I recently cloned the emacs repository of jessica hamrick. https://github.com/jhamrick/emacs. She already moved to emacs 24 while the current version on PAW is still 23. The two versions differ in a major shift in how themes are loaded. Thus I get an error when using a 24 repository on a 23 emacs version. While I am sure to fix this I just wonder if it is worth the effort, since the shift to 24 is only a matter of time. Do you have plans to upgrade the version in the nearer time? Also I would like to know how version upgrades are handled. Some libraries are a bit old. Is there a possibility to install newer versions on ones own risk? What is your policy?

In terms of Python libraries, those that don't require compilation can be installed within your own space, either by using pip --user or, my personal recommendation, using virtualenv (which is already installed and available on PA).

Those that require compilation at present can only be installed by PA devs. This will include things like Emacs, which is an executable.

The PA devs themselves would have to comment on when support packages like editors would be upgraded. I suspect the effort involved depends on whether they're currently tracking some distribution version of that particular package, in which case moving to a hand-compiled version is probably a bit of a hassle; or whether they're already tracking the latest release version, in which case upgrading is probably fairly easy (although if there are any changes that aren't backwards-compatible then they'd have to consider all of their users, of course).

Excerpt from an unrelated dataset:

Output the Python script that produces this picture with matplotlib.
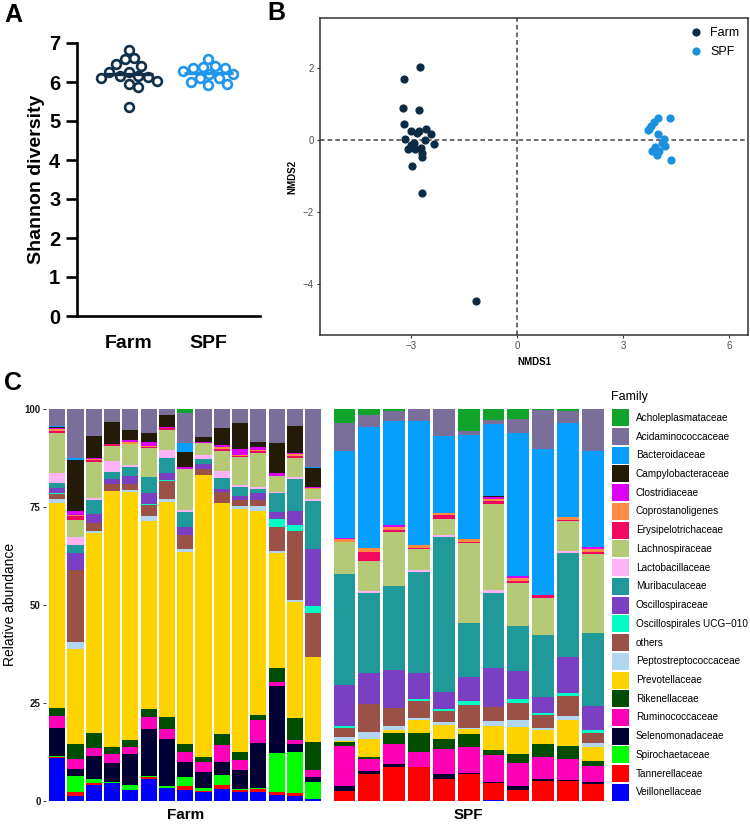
import numpy as np
import matplotlib
matplotlib.use("Agg")
import matplotlib.pyplot as plt
from matplotlib.patches import Rectangle

plt.rcParams['font.family'] = ['Liberation Sans', 'DejaVu Sans']

# ---- data -------------------------------------------------------------
groups = ["Farm", "SPF"]

# panel A: Shannon diversity per mouse
shannon_farm = [6.83, 6.62, 6.58, 6.45, 6.42, 6.26, 6.26, 6.15, 6.13, 6.15,
                6.11, 6.02, 5.96, 5.86, 5.36]
shannon_spf = [6.60, 6.41, 6.39, 6.35, 6.35, 6.28, 6.20, 6.20, 6.11, 6.11,
               6.00, 5.96, 5.93]

# panel B: NMDS coordinates
nmds_farm_x = [-2.74, -3.19, -3.24, -2.78, -3.19, -3.00, -2.79, -2.83, -2.57,
               -2.43, -3.18, -2.61, -2.93, -3.00, -2.36, -3.09, -2.88, -2.71,
               -2.68, -2.68, -2.97, -2.68, -1.15]
nmds_farm_y = [2.04, 1.69, 0.90, 0.82, 0.44, 0.25, 0.25, 0.19, 0.30, 0.17,
               0.04, -0.01, -0.09, -0.15, -0.11, -0.26, -0.24, -0.21, -0.35,
               -0.48, -0.72, -1.48, -4.48]
nmds_spf_x = [4.00, 4.34, 3.87, 3.80, 3.73, 3.70, 4.00, 4.16, 4.11, 4.18,
              3.90, 3.82, 4.01, 3.97, 4.36]
nmds_spf_y = [0.61, 0.61, 0.51, 0.39, 0.31, 0.28, 0.18, 0.04, -0.09, -0.16,
              -0.19, -0.32, -0.32, -0.43, -0.55]

# panel C: relative abundance (%) per sample, families in legend order
families = ["Acholeplasmataceae", "Acidaminococcaceae", "Bacteroidaceae",
            "Campylobacteraceae", "Clostridiaceae", "Coprostanoligenes",
            "Erysipelotrichaceae", "Lachnospiraceae", "Lactobacillaceae",
            "Muribaculaceae", "Oscillospiraceae", "Oscillospirales UCG\u2212010",
            "others", "Peptostreptococcaceae", "Prevotellaceae", "Rikenellaceae",
            "Ruminococcaceae", "Selenomonadaceae", "Spirochaetaceae",
            "Tannerellaceae", "Veillonellaceae"]
family_colors = ["#10A52A", "#7A6F9B", "#069FFF", "#231B08", "#DC00F5",
                 "#FF8C42", "#F2075E", "#B5CA77", "#FFB3F7", "#20999A",
                 "#7A3FC2", "#00FFC5", "#9B5145", "#B3D6F0", "#FFD300",
                 "#004D00", "#FF00B9", "#000033", "#00FF00", "#FF0000",
                 "#0000FF"]

farm_abund = [
    [0, 4.3, 0.2, 0.3, 0.4, 0.5, 0.3, 10.4, 2.4, 1.3, 1.4, 0.1, 1.3, 1.0, 52.3, 2.1, 3.0, 7.2, 0.3, 0.3, 10.9],
    [0, 12.6, 0.6, 13.0, 1.1, 0.2, 1.1, 4.2, 2.0, 2.1, 4.3, 0, 18.5, 2.0, 24.2, 3.8, 2.7, 1.8, 4.1, 1.1, 1.2],
    [0, 6.9, 0, 5.5, 0.3, 0.4, 0.3, 9.2, 0.6, 3.6, 2.4, 0, 1.9, 0.6, 51.0, 3.9, 1.9, 5.9, 1.1, 0.5, 4.0],
    [0, 3.4, 0, 5.4, 0, 0, 0.5, 3.9, 2.8, 1.7, 1.5, 0, 1.7, 0, 65.2, 1.8, 2.3, 4.8, 0.1, 0, 4.7],
    [0, 5.5, 0, 2.4, 0.7, 0.4, 0, 5.4, 0.4, 2.3, 2.1, 0, 1.6, 0.6, 63.7, 1.6, 1.8, 8.1, 1.3, 0, 2.8],
    [0, 6.0, 0, 2.3, 1.1, 0.3, 0.3, 7.4, 0, 4.1, 2.7, 0.2, 2.8, 1.3, 47.8, 2.1, 3.0, 12.0, 0.4, 0.5, 5.5],
    [0, 1.5, 0, 3.0, 0.4, 0, 0.4, 5.1, 2.1, 3.8, 1.9, 0.2, 4.5, 0.7, 54.9, 3.2, 2.5, 12.0, 0.4, 0, 3.4],
    [1.1, 7.5, 2.3, 3.8, 0.6, 0, 0, 10.5, 0.6, 3.8, 1.9, 0, 3.7, 0.6, 49.1, 1.9, 2.6, 4.0, 2.3, 1.0, 2.7],
    [0, 7.1, 0, 1.2, 0.4, 0, 0, 3.0, 1.0, 1.2, 1.3, 0, 1.5, 0, 71.9, 1.2, 2.6, 4.2, 0.6, 0.3, 2.3],
    [0, 4.9, 0, 4.3, 0.4, 0.6, 0.4, 5.1, 2.0, 2.7, 0.7, 0.1, 2.9, 0, 58.8, 2.9, 4.2, 3.3, 2.7, 1.0, 3.0],
    [0, 3.5, 0, 6.7, 1.4, 0.3, 0.3, 7.2, 0.4, 2.4, 1.0, 0, 1.5, 0.8, 61.8, 1.9, 2.6, 4.9, 0.3, 0.5, 2.2],
    [0, 8.3, 0, 1.5, 0.7, 0.3, 0.3, 8.9, 0.3, 1.2, 1.7, 0, 1.6, 1.1, 52.1, 1.3, 5.7, 11.5, 0.4, 0.6, 2.4],
    [0, 8.8, 0, 7.4, 0.8, 0, 0, 4.1, 0.4, 4.7, 1.9, 1.9, 6.1, 0.7, 29.2, 3.6, 1.0, 17.1, 9.9, 0.9, 1.5],
    [0, 4.3, 0, 7.0, 0.3, 0.5, 0.3, 5.0, 0.4, 8.1, 3.7, 1.5, 17.6, 0.5, 29.7, 5.5, 1.1, 1.9, 10.5, 0.9, 1.2],
    [0, 14.9, 0.2, 4.7, 0.3, 0.2, 0.2, 2.5, 0.4, 12.4, 14.4, 1.8, 11.2, 0, 21.8, 7.1, 1.9, 1.1, 4.3, 0, 0.6],
]
spf_abund = [
    [3.5, 7.2, 22.1, 0, 0.4, 0.8, 0, 8.1, 0, 28.3, 10.5, 0.3, 2.4, 1.0, 0.3, 0.9, 10.3, 1.2, 0, 2.6, 0],
    [1.5, 3.0, 31.0, 0, 0, 1.1, 2.1, 7.9, 0.3, 20.4, 8.0, 0, 7.1, 1.8, 4.7, 0.6, 3.0, 0.6, 0, 7.0, 0],
    [0.5, 2.5, 26.6, 0, 0.7, 0.6, 0.7, 13.8, 0, 21.5, 9.6, 0.2, 4.5, 0.9, 1.0, 2.6, 5.3, 0.7, 0, 8.7, 0],
    [0, 3.0, 31.7, 0, 0, 0.7, 0.4, 5.3, 0.4, 25.8, 6.8, 0.5, 4.3, 0.4, 3.3, 4.8, 3.8, 0, 0, 8.8, 0],
    [0, 6.8, 19.6, 0, 0, 0.7, 0.8, 4.2, 0.4, 39.5, 4.5, 0.4, 2.8, 0.8, 3.4, 2.6, 6.3, 1.5, 0, 5.5, 0],
    [5.6, 1.0, 26.6, 0, 0, 0.7, 0.2, 20.6, 0, 13.6, 6.1, 1.1, 6.0, 0.2, 1.2, 3.4, 6.5, 0.4, 0, 6.8, 0],
    [2.8, 0.9, 18.5, 0.2, 0.6, 0.4, 0.8, 22.1, 0.6, 19.2, 9.8, 0.2, 3.5, 1.3, 6.0, 1.3, 7.0, 0.3, 0, 4.2, 0.3],
    [2.6, 3.6, 36.4, 0, 0.4, 0.9, 0.6, 10.9, 0, 11.4, 7.3, 0.8, 4.4, 1.9, 6.8, 2.4, 5.7, 1.1, 0, 2.8, 0],
    [0.3, 10.0, 37.1, 0, 0, 0, 0.6, 9.5, 0, 15.9, 3.9, 0.6, 3.4, 0.3, 3.7, 3.4, 5.6, 0.4, 0, 5.1, 0],
    [0.4, 3.2, 24.0, 0, 0, 0.6, 0.3, 7.8, 0.4, 26.4, 9.3, 0.7, 5.1, 1.0, 6.8, 3.2, 5.3, 0.4, 0, 5.0, 0],
    [0, 10.6, 24.7, 0, 0.5, 0.6, 0.7, 20.1, 0, 18.6, 6.2, 0.7, 2.6, 0.8, 3.6, 1.4, 4.0, 0.6, 0, 4.3, 0],
]

farm_dark = "#11304B"
spf_blue = "#2196EE"

W, H = 750, 826
fig = plt.figure(figsize=(W / 100, H / 100), dpi=100)


def box(left, top, right, bottom):
    # pixel box -> figure fraction rect
    return [left / W, 1 - bottom / H, (right - left) / W, (bottom - top) / H]


def swarm(values, diam_px, px_x, px_y):
    # simple beeswarm: put each point at the smallest offset that does not overlap
    order = np.argsort(values)[::-1]
    placed = []
    offsets = np.zeros(len(values))
    for i in order:
        y = values[i] * px_y
        cands = [0.0]
        for (xj, yj) in placed:
            dy = abs(y - yj)
            if dy < diam_px:
                dx = np.sqrt(diam_px ** 2 - dy ** 2)
                cands += [xj + dx, xj - dx]
        cands.sort(key=abs)
        for c in cands:
            ok = all((c - xj) ** 2 + (y - yj) ** 2 >= diam_px ** 2 - 1e-6 for xj, yj in placed)
            if ok:
                break
        placed.append((c, y))
        offsets[i] = c / px_x
    return offsets


# ---- A: Shannon diversity ---------------------------------------------
axA = fig.add_axes(box(77, 43, 260, 316))
axA.set_xlim(-0.65, 1.65)
axA.set_ylim(0, 7)
px_x = 183 / 2.3
px_y = 273 / 7
for k, (vals, col) in enumerate([(shannon_farm, farm_dark), (shannon_spf, spf_blue)]):
    vals = np.array(vals)
    xs = k + swarm(vals, 10.0, px_x, px_y)
    m = vals.mean()
    axA.scatter(xs, vals, s=40, facecolor='white', edgecolor=col,
                linewidth=1.9, zorder=3, clip_on=False)
    axA.plot([k - 0.31, k + 0.31], [m, m], color=col, lw=2.4, zorder=4,
             solid_capstyle='butt')
for s in ['top', 'right']:
    axA.spines[s].set_visible(False)
for s in ['left', 'bottom']:
    axA.spines[s].set_linewidth(1.9)
axA.set_yticks(range(0, 8))
axA.tick_params(axis='y', length=8, width=1.9, labelsize=14.5, pad=4)
axA.set_xticks([0, 1])
axA.set_xticklabels(groups)
axA.tick_params(axis='x', length=0, labelsize=14, pad=14)
for lab in axA.get_xticklabels() + axA.get_yticklabels():
    lab.set_fontweight('bold')
axA.set_ylabel("Shannon diversity", fontsize=14, fontweight='bold', labelpad=3)

# ---- B: NMDS ------------------------------------------------------------
axB = fig.add_axes(box(320, 18, 748, 335))
axB.set_xlim(-5.58, 6.54)
axB.set_ylim(-5.42, 3.39)
axB.axvline(0, color='#444444', lw=1.1, ls=(0, (3, 2)), zorder=1)
axB.axhline(0, color='#444444', lw=1.1, ls=(0, (3, 2)), zorder=1)
axB.scatter(nmds_farm_x, nmds_farm_y, s=24, color="#0B2B45", label="Farm", zorder=3)
axB.scatter(nmds_spf_x, nmds_spf_y, s=24, color="#1A90DE", label="SPF", zorder=3)
axB.set_xticks([-3, 0, 3, 6])
axB.set_yticks([-4, -2, 0, 2])
axB.tick_params(length=2.5, width=0.8, color='#333333', labelsize=7,
                labelcolor='#4D4D4D', pad=2)
for s in axB.spines.values():
    s.set_color('#333333')
    s.set_linewidth(1.1)
axB.set_xlabel("NMDS1", fontsize=7, fontweight='bold', labelpad=4)
axB.set_ylabel("NMDS2", fontsize=7, fontweight='bold', labelpad=4)
axB.legend(loc='upper right', frameon=False, fontsize=9, handletextpad=0.1,
           markerscale=1.0, borderaxespad=0.3, labelspacing=0.55)

# ---- C: relative abundance ---------------------------------------------
panel_boxes = [box(46.2, 409, 324.2, 801), box(329.6, 409, 607.6, 801)]
for k, (data, name) in enumerate([(farm_abund, "Farm"), (spf_abund, "SPF")]):
    ax = fig.add_axes(panel_boxes[k])
    arr = np.array(data, dtype=float)
    arr = arr / arr.sum(axis=1, keepdims=True) * 100
    x = np.arange(arr.shape[0])
    bottom = np.zeros(arr.shape[0])
    for j in range(len(families) - 1, -1, -1):
        ax.bar(x, arr[:, j], bottom=bottom, width=0.88, color=family_colors[j],
               linewidth=0)
        bottom += arr[:, j]
    ax.set_xlim(-0.6, arr.shape[0] - 0.4)
    ax.set_ylim(0, 100)
    for s in ax.spines.values():
        s.set_visible(False)
    ax.set_xticks([])
    if k == 0:
        ax.set_yticks([0, 25, 50, 75, 100])
        ax.tick_params(axis='y', length=2.5, width=0.7, color='#333333',
                       labelsize=7, labelcolor='#1A1A1A', pad=1.5)
        for lab in ax.get_yticklabels():
            lab.set_fontweight('bold')
    else:
        ax.set_yticks([])
    ax.text(0.5, -14 / 392, name, transform=ax.transAxes, ha='center',
            va='center', fontsize=11, fontweight='bold')

fig.text(10 / W, 1 - 604 / H, "Relative abundance", rotation=90, ha='center',
         va='center', fontsize=10)

# legend for panel C, laid out in pixel units
leg = fig.add_axes([0, 0, 1, 1])
leg.set_xlim(0, W)
leg.set_ylim(H, 0)
leg.axis('off')
leg.text(611, 397, "Family", fontsize=9, ha='left', va='center')
for i, (fam, col) in enumerate(zip(families, family_colors)):
    top = 409.3 + 18.73 * i
    leg.add_patch(Rectangle((612, top), 17, 17, facecolor=col, edgecolor='none'))
    leg.text(636, top + 8.5, fam, fontsize=7.2, ha='left', va='center')

# panel letters
fig.text(13 / W, 1 - 15 / H, "A", fontsize=18, fontweight='bold', ha='center', va='center')
fig.text(276 / W, 1 - 13 / H, "B", fontsize=18, fontweight='bold', ha='center', va='center')
fig.text(13 / W, 1 - 383 / H, "C", fontsize=18, fontweight='bold', ha='center', va='center')

fig.savefig("out.png", dpi=100)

Absolutely right, as usual, Cartroo :-)

Specifically regarding emacs: we're moving over from Debian to Ubuntu at the moment, and so far we've stuck with version 23. But it looks like it would be pretty easy to upgrade to 24 if that's what people prefer. Are there any backward compatibility issues we should be aware of?

Thank you for the info. Thanks for the great product and keep up the good work. Well, as I mentioned a major shift in how themes are loaded took place from 23 to 24. But this can easily surrounded by cloning a working config like the one I mentioned above. Since I just getting started with emacs (mainly because of key mapping issues in vim) I vote for an upgrade to 24. I am so eager about emacs (or vim) because they deliver full flegded IDEs with codecompletion PEP8 checing, documentation lookup, methodextracting, codefolding and lots of other stuff. Since vim suffers from the key mapping problem and I am not religious I'll just go for emacs. These editors are about equal for python. Anyone else using emacs?

Many thanks! Yes, if anyone else has an opinion either way then we'd love to hear from you. We're at a point right now where we can probably switch over reasonably easily -- at least, assuming that the Ubuntu switch goes reasonably smoothly (which it looks like it might).

I use emacs 24 on my mac and would vote to include it. Thanks

Upvoted. Anyone else interested?

Incidentally, what vim key mapping problem? I am religious, and using vim happily on PA ;-)

aaah. function keys. well, as long as they're not needed in emacs I guess...

I don't use the function keys in emacs but anything is possible with emacs and a bit of elisp. The meta key along with some other key chord will give you more power than you can handle in 10 years. I am on year three.

Any news on the function keys? A rough estimate on the ETA of a fix? It is probably something simple. Thank you.

@jmfrank63 -- I'd say we're quite likely to be able to get emacs upgraded to 24 sometime in the next few weeks. fixing function keys is more something for the medium-term...

Thank you, I'll be patient.

Hi, I need emacs 24.1 for elpy. Will it be loaded soon?

Let me see if I can bump the ticket. Do you know if two different versions of emacs can coexist on the system? or should we remove emacs23 and replace it with 2.4? can you think of any reason that someone would want to keep 2.3 and not use the newer one?

They can coexist. You could keep both and let the user decide. There will be minor incompatibilities for a few packages but nothing hard to remedy. Personally, I don't know of any reason to stick to 23.